There were calls from the Pittsburgh crowd for Wright to make his first appearance on July 20th, after the Pirates went up big early on the Philadelphia Phillies. Star pitcher Pink Hawley ended up finishing that game he started and Wright would have to wait two more days before his big league debut. Hawley ended up starting the next game (after an off-day) and he got hit hard, going seven innings against the Baltimore Orioles before he was pulled in favor of Wright. Making his Major League debut against a team right in the middle of their three-year run of NL pennants, he got hit around hard, giving up six runs in his first inning. He pitched a scoreless ninth, but the damage was done.
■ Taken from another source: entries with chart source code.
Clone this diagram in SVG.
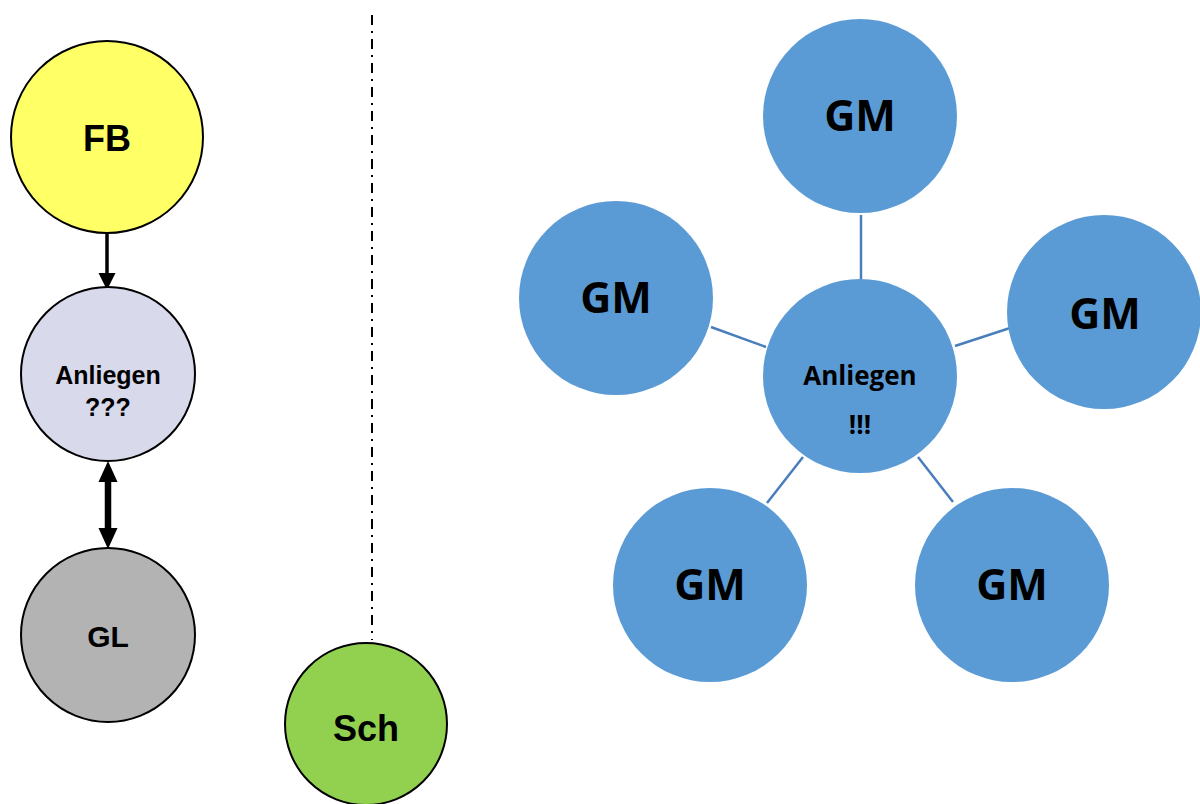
<svg xmlns="http://www.w3.org/2000/svg" width="1200" height="804" viewBox="0 0 1200 804">
<style>
.ln{stroke:#000;stroke-width:2;}
.gm{fill:#5b9bd5;}
.tA{font-family:"Liberation Sans",Arial,sans-serif;font-weight:bold;fill:#000;text-anchor:middle;dominant-baseline:central;}
.tC{font-family:"Open Sans","Noto Sans",sans-serif;font-weight:bold;fill:#000;text-anchor:middle;dominant-baseline:central;}
.con{stroke:#4a7ebb;stroke-width:2.5;fill:none;}
.head{fill:#000;}
</style>
<rect width="1200" height="804" fill="#fff"/>
<g id="connectors">
<line x1="107" y1="228" x2="107" y2="275" stroke="#000" stroke-width="3.5"/>
<polygon class="head" points="98.5,273 115.5,273 107,290"/>
<line x1="108" y1="478" x2="108" y2="532" stroke="#000" stroke-width="6.5"/>
<polygon class="head" points="98.5,482 117.5,482 108,461"/>
<polygon class="head" points="98.5,528 117.5,528 108,549"/>
<line x1="372" y1="15" x2="372" y2="640" stroke="#000" stroke-width="2" stroke-dasharray="10,6,2,6"/>
<line class="con" x1="861" y1="215" x2="861" y2="279"/>
<line class="con" x1="711" y1="327" x2="766" y2="347"/>
<line class="con" x1="955" y1="346" x2="1010" y2="328"/>
<line class="con" x1="767" y1="503" x2="803" y2="457"/>
<line class="con" x1="918" y1="457" x2="953" y2="502"/>
</g>
<g id="fb"><circle cx="107" cy="137" r="96" fill="#ffff66" class="ln"/><text x="107" y="138" class="tA" font-size="36">FB</text></g>
<g id="anliegen-left"><circle cx="108" cy="374" r="87" fill="#d9d9ec" class="ln"/><text x="108" y="375" class="tA" font-size="25">Anliegen</text><text x="108" y="407" class="tA" font-size="25">???</text></g>
<g id="gl"><circle cx="108" cy="635" r="87" fill="#b3b3b3" class="ln"/><text x="108" y="636" class="tA" font-size="30">GL</text></g>
<g id="sch"><circle cx="366" cy="724" r="81" fill="#92d050" class="ln"/><text x="366" y="728" class="tA" font-size="36">Sch</text></g>
<g id="gm-top"><circle cx="860" cy="116" r="97" class="gm"/><text x="860" y="114" class="tC" font-size="43">GM</text></g>
<g id="gm-left"><circle cx="616" cy="298" r="97" class="gm"/><text x="616" y="296" class="tC" font-size="43">GM</text></g>
<g id="gm-right"><circle cx="1104" cy="312" r="97" class="gm"/><text x="1105" y="312" class="tC" font-size="43">GM</text></g>
<g id="center"><circle cx="860" cy="376" r="97" class="gm"/><text x="860" y="375" class="tC" font-size="26">Anliegen</text><text x="860" y="424" class="tC" font-size="26">!!!</text></g>
<g id="gm-bl"><circle cx="710" cy="585" r="97" class="gm"/><text x="710" y="583" class="tC" font-size="43">GM</text></g>
<g id="gm-br"><circle cx="1012" cy="585" r="97" class="gm"/><text x="1012" y="583" class="tC" font-size="43">GM</text></g>
</svg>
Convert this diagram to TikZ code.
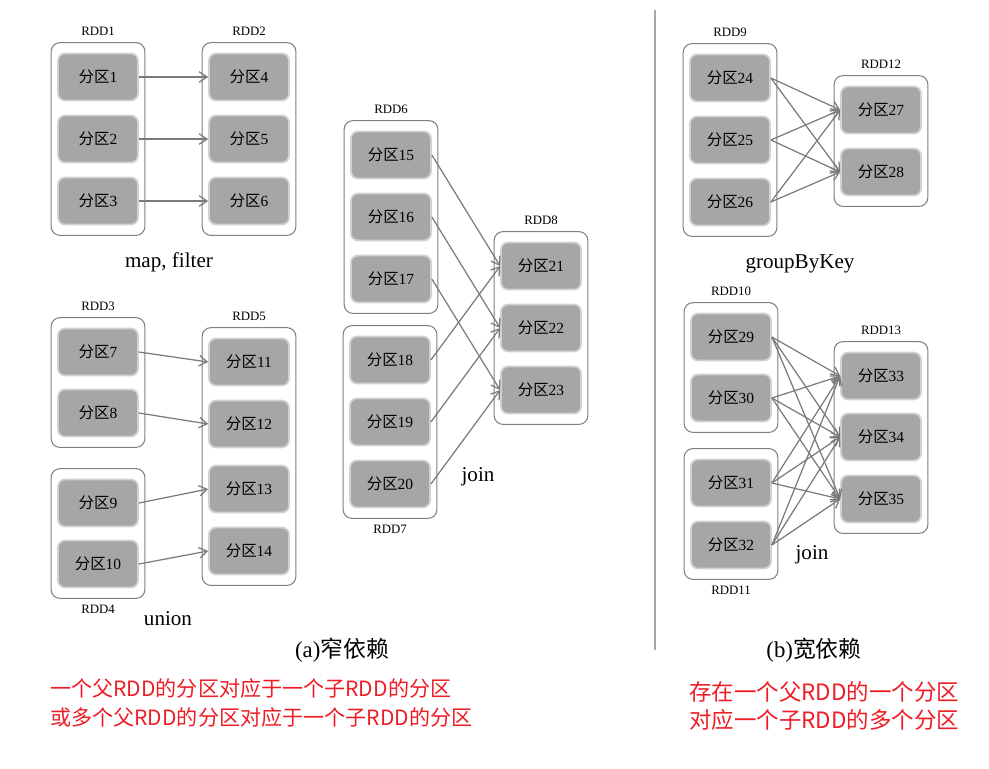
\documentclass[tikz,border=0pt]{standalone}
\usepackage{fontspec}
\setmainfont{Liberation Serif}
\newfontfamily\cjk{Noto Sans CJK SC}
\usetikzlibrary{fit,arrows.meta}
\definecolor{notered}{HTML}{EE1C25}
\newcommand\fenqu[1]{{\cjk 分区}#1}

\begin{document}
\begin{tikzpicture}[
    x=0.02cm, y=-0.02cm,
    part/.style={rectangle, rounded corners=4pt, fill=black!35, draw=black!18,
        line width=1pt, minimum width=1.6cm, minimum height=0.94cm,
        font=\fontsize{8.8}{10}\selectfont},
    rdd/.style={rectangle, rounded corners=5pt, draw=black!50, line width=0.6pt,
        inner xsep=0.12cm, inner ysep=0.2cm},
    lbl/.style={font=\fontsize{7.3}{8}\selectfont},
    dep/.style={draw=black!52, line width=0.7pt, -{Straight Barb[length=4.5pt,width=6pt]}},
    op/.style={font=\fontsize{12}{14}\selectfont},
    capt/.style={font=\fontsize{13}{15}\selectfont},
    note/.style={text=notered, anchor=west, align=left,
        font=\cjk\fontsize{12}{16}\selectfont}
]
    \useasboundingbox (0,0) rectangle (989,768);

    % (a) map, filter
    \node[part] (p1) at (98,77) {\fenqu{1}};
    \node[part] (p2) at (98,139) {\fenqu{2}};
    \node[part] (p3) at (98,201) {\fenqu{3}};
    \node[part] (p4) at (249,77) {\fenqu{4}};
    \node[part] (p5) at (249,139) {\fenqu{5}};
    \node[part] (p6) at (249,201) {\fenqu{6}};
    \node[rdd, fit=(p1)(p3), label={[lbl]above:RDD1}] (rdd1) {};
    \node[rdd, fit=(p4)(p6), label={[lbl]above:RDD2}] (rdd2) {};
    \draw[dep] (p1.east) -- (p4.west);
    \draw[dep] (p2.east) -- (p5.west);
    \draw[dep] (p3.east) -- (p6.west);
    \node[op] (opmap) at (169,262) {map, filter};

    % (a) union
    \node[part] (p7) at (98,352) {\fenqu{7}};
    \node[part] (p8) at (98,413) {\fenqu{8}};
    \node[part] (p9) at (98,503) {\fenqu{9}};
    \node[part] (p10) at (98,564) {\fenqu{10}};
    \node[part] (p11) at (249,362) {\fenqu{11}};
    \node[part] (p12) at (249,424) {\fenqu{12}};
    \node[part] (p13) at (249,489) {\fenqu{13}};
    \node[part] (p14) at (249,551) {\fenqu{14}};
    \node[rdd, fit=(p7)(p8), label={[lbl]above:RDD3}] (rdd3) {};
    \node[rdd, fit=(p9)(p10), label={[lbl]below:RDD4}] (rdd4) {};
    \node[rdd, fit=(p11)(p14), label={[lbl]above:RDD5}] (rdd5) {};
    \draw[dep] (p7.east) -- (p11.west);
    \draw[dep] (p8.east) -- (p12.west);
    \draw[dep] (p9.east) -- (p13.west);
    \draw[dep] (p10.east) -- (p14.west);
    \node[op] (opunion) at (168,619) {union};

    % (a) join
    \node[part] (p15) at (391,155) {\fenqu{15}};
    \node[part] (p16) at (391,217) {\fenqu{16}};
    \node[part] (p17) at (391,279) {\fenqu{17}};
    \node[part] (p18) at (390,360) {\fenqu{18}};
    \node[part] (p19) at (390,422) {\fenqu{19}};
    \node[part] (p20) at (390,484) {\fenqu{20}};
    \node[part] (p21) at (541,266) {\fenqu{21}};
    \node[part] (p22) at (541,328) {\fenqu{22}};
    \node[part] (p23) at (541,390) {\fenqu{23}};
    \node[rdd, fit=(p15)(p17), label={[lbl]above:RDD6}] (rdd6) {};
    \node[rdd, fit=(p18)(p20), label={[lbl]below:RDD7}] (rdd7) {};
    \node[rdd, fit=(p21)(p23), label={[lbl]above:RDD8}] (rdd8) {};
    \draw[dep] (p15.east) -- (p21.west);
    \draw[dep] (p16.east) -- (p22.west);
    \draw[dep] (p17.east) -- (p23.west);
    \draw[dep] (p18.east) -- (p21.west);
    \draw[dep] (p19.east) -- (p22.west);
    \draw[dep] (p20.east) -- (p23.west);
    \node[op] (opjoina) at (478,477) {join};

    % divider
    \draw[black!35, line width=0.8pt] (655,10) -- (655,650);

    % (b) groupByKey
    \node[part] (p24) at (730,78) {\fenqu{24}};
    \node[part] (p25) at (730,140) {\fenqu{25}};
    \node[part] (p26) at (730,202) {\fenqu{26}};
    \node[part] (p27) at (881,110) {\fenqu{27}};
    \node[part] (p28) at (881,172) {\fenqu{28}};
    \node[rdd, fit=(p24)(p26), label={[lbl]above:RDD9}] (rdd9) {};
    \node[rdd, fit=(p27)(p28), label={[lbl]above:RDD12}] (rdd12) {};
    \foreach \s in {24,25,26}
        \foreach \t in {27,28}
            \draw[dep] (p\s.east) -- (p\t.west);
    \node[op] (opgroup) at (800,264) {groupByKey};

    % (b) join
    \node[part] (p29) at (731,337) {\fenqu{29}};
    \node[part] (p30) at (731,398) {\fenqu{30}};
    \node[part] (p31) at (731,483) {\fenqu{31}};
    \node[part] (p32) at (731,545) {\fenqu{32}};
    \node[part] (p33) at (881,376) {\fenqu{33}};
    \node[part] (p34) at (881,437) {\fenqu{34}};
    \node[part] (p35) at (881,499) {\fenqu{35}};
    \node[rdd, fit=(p29)(p30), label={[lbl]above:RDD10}] (rdd10) {};
    \node[rdd, fit=(p31)(p32), label={[lbl]below:RDD11}] (rdd11) {};
    \node[rdd, fit=(p33)(p35), label={[lbl]above:RDD13}] (rdd13) {};
    \foreach \s in {29,...,32}
        \foreach \t in {33,34,35}
            \draw[dep] (p\s.east) -- (p\t.west);
    \node[op] (opjoinb) at (812,555) {join};

    % Captions
    \node[capt] (capa) at (342,650) {(a){\cjk 窄依赖}};
    \node[capt] (capb) at (814,650) {(b){\cjk 宽依赖}};
    \node[note] (notea) at (44,703) {一个父RDD的分区对应于一个子RDD的分区\\或多个父RDD的分区对应于一个子RDD的分区};
    \node[note, font=\cjk\fontsize{12.8}{16}\selectfont] (noteb) at (683,706) {存在一个父RDD的一个分区\\对应一个子RDD的多个分区};

\end{tikzpicture}
\end{document}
His ERA with the Pirates forever stands at 27.00 in his one game.
Wright made it back to the majors two years later, pitching one game for the Chicago Colts (Cubs). He faced the Pirates in Pittsburgh and gave up 14 runs on 17 hits and two walks in seven innings. You may wonder why manager Cap Anson would leave him in so long for such a beating and the answer is simple, to pick up the 15-14 win in the shortened game. Wright actually had a 15-5 lead after five and a half innings, allowing five runs in the six and four in the seventh before the game was ended early. He never played in the majors again, retiring after a poor showing during the 1898 season in the minors.